Traditional motion sensors and even wireless goniometers were suggested to track the robots’ movements, but the robots did not have a home base. Adhering to NCSU’s control requirements led the team to laser position sensors at the ends of each aisle to track the motion as a function of distance. Now, the light show begins whenever a robot moves as much as a meter from its position. The white lights shut off, and the red lights engage. After the robot comes to a stop, the general white lights turn back on, and the red cylinders shut off.
Adding to the sense of motion, channels of red LED tape light were added along each side of the crane ladders, directing light onto the book bins as the robot travels. Utilizing an existing beacon light relay on the robots, these 120V tape lights synchronize with the robot's activity and visually enhance its movement. Based on estimated usage, these lights have a life expectancy of over two decades; however, the tapes can be removed and replaced using the crane ladders without extraordinary measures.

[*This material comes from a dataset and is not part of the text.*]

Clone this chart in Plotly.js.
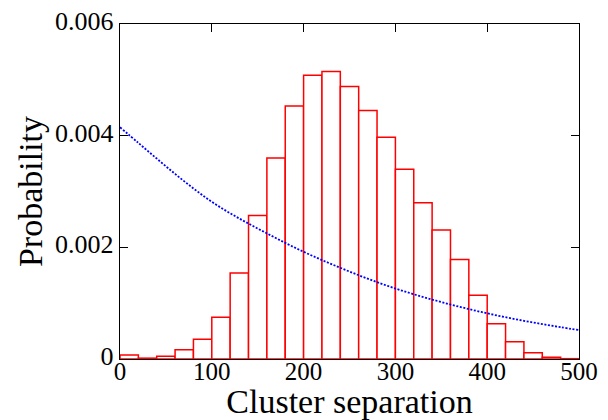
<!DOCTYPE html>
<html>
<head>
<meta charset="utf-8">
<script src="https://cdn.plot.ly/plotly-3.0.1.min.js"></script>
<style>html,body{margin:0;padding:0;background:#fff}#chart{width:608px;height:420px}</style>
</head>
<body>
<div id="chart"></div>
<script>
// Histogram bins (bin width 20, centers)
var binCenters = [10,30,50,70,90,110,130,150,170,190,210,230,250,270,290,310,330,350,370,390,410,430,450,470,490];
var binProb = [7e-5,1.5e-5,5e-5,1.65e-4,3.55e-4,7.5e-4,1.54e-3,2.57e-3,3.60e-3,4.53e-3,5.08e-3,5.15e-3,4.88e-3,4.45e-3,3.97e-3,3.40e-3,2.80e-3,2.31e-3,1.78e-3,1.14e-3,6.3e-4,3.1e-4,1.1e-4,3e-5,6e-6];
// Dotted curve
var curveX = [0,20,40,60,80,100,120,140,160,180,200,220,240,260,280,300,320,340,360,380,400,420,440,460,480,500];
var curveY = [4.15e-3,3.87e-3,3.59e-3,3.315e-3,3.055e-3,2.815e-3,2.61e-3,2.425e-3,2.25e-3,2.08e-3,1.92e-3,1.772e-3,1.634e-3,1.50e-3,1.377e-3,1.262e-3,1.16e-3,1.065e-3,0.976e-3,0.894e-3,0.818e-3,0.748e-3,0.684e-3,0.625e-3,0.570e-3,0.518e-3];
var yTickVals = [0,0.002,0.004,0.006];
var yTickText = ["0","0.002","0.004","0.006"];
var xTickVals = [0,100,200,300,400,500];

var font = "Liberation Serif, Times New Roman, serif";
var traces = [
  {type:'bar', x:binCenters, y:binProb, width:20,
   marker:{color:'#ffffff', line:{color:'#ff0000', width:1.5}},
   hoverinfo:'skip', showlegend:false},
  {type:'scatter', mode:'lines', x:curveX, y:curveY, xaxis:'x2',
   line:{color:'#0000ff', width:1.8, dash:'2px,1.6px', shape:'spline'},
   showlegend:false}
];
var layout = {
  width:608, height:420,
  margin:{l:120, r:29, t:24, b:61},
  paper_bgcolor:'#fff', plot_bgcolor:'#fff',
  bargap:0,
  font:{family:font, color:'#000'},
  showlegend:false,
  xaxis:{range:[0,500], tickvals:xTickVals, ticks:'', showgrid:false, zeroline:false,
    showline:true, linecolor:'#000', linewidth:1.2, mirror:true,
    ticklabelstandoff:-10,
    tickfont:{family:font, size:25, color:'#000'},
    title:{text:'Cluster separation', font:{family:font, size:34, color:'#000'}, standoff:2}},
  xaxis2:{range:[0,500], overlaying:'x', side:'top', anchor:'y', tickvals:xTickVals,
    ticks:'inside', ticklen:8, tickcolor:'#000', showticklabels:false, showgrid:false,
    zeroline:false, showline:false},
  yaxis:{range:[0,0.006], tickvals:yTickVals, ticktext:yTickText, ticks:'inside', ticklen:8,
    tickcolor:'#000', mirror:'ticks', showgrid:false, zeroline:false,
    showline:true, linecolor:'#000', linewidth:1.2, ticklabelshift:-3,
    tickfont:{family:font, size:26, color:'#000'},
    title:{text:'Probability', font:{family:font, size:34, color:'#000'}, standoff:2}}
};
Plotly.newPlot('chart', traces, layout, {displayModeBar:false, staticPlot:true});
</script>
</body>
</html>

Anticipating Future Needs is Key in Lighting Design
The new lighting for the Hunt Library bookBot archival retrieval system has reinvigorated interest in the innovative system, which has been the pride and joy of the university and the state of North Carolina since it first came online. However, the underlying deficiency remains. The lights will start fading out in about a generation, prompting an encore performance with an all-new cast.
The unexpected lighting challenges in this case underscore the importance of foresight in lighting design and the necessity of considering long-term maintenance needs in any facility. Incorporating maintenance solutions into lighting design projects acknowledges the inevitability of change, thereby ensuring more resilient systems. Not doing so is tantamount to expecting the system can be abandoned in place at the end of its operational life. This begs the question, if a system is so easily discarded, why build it in the first place?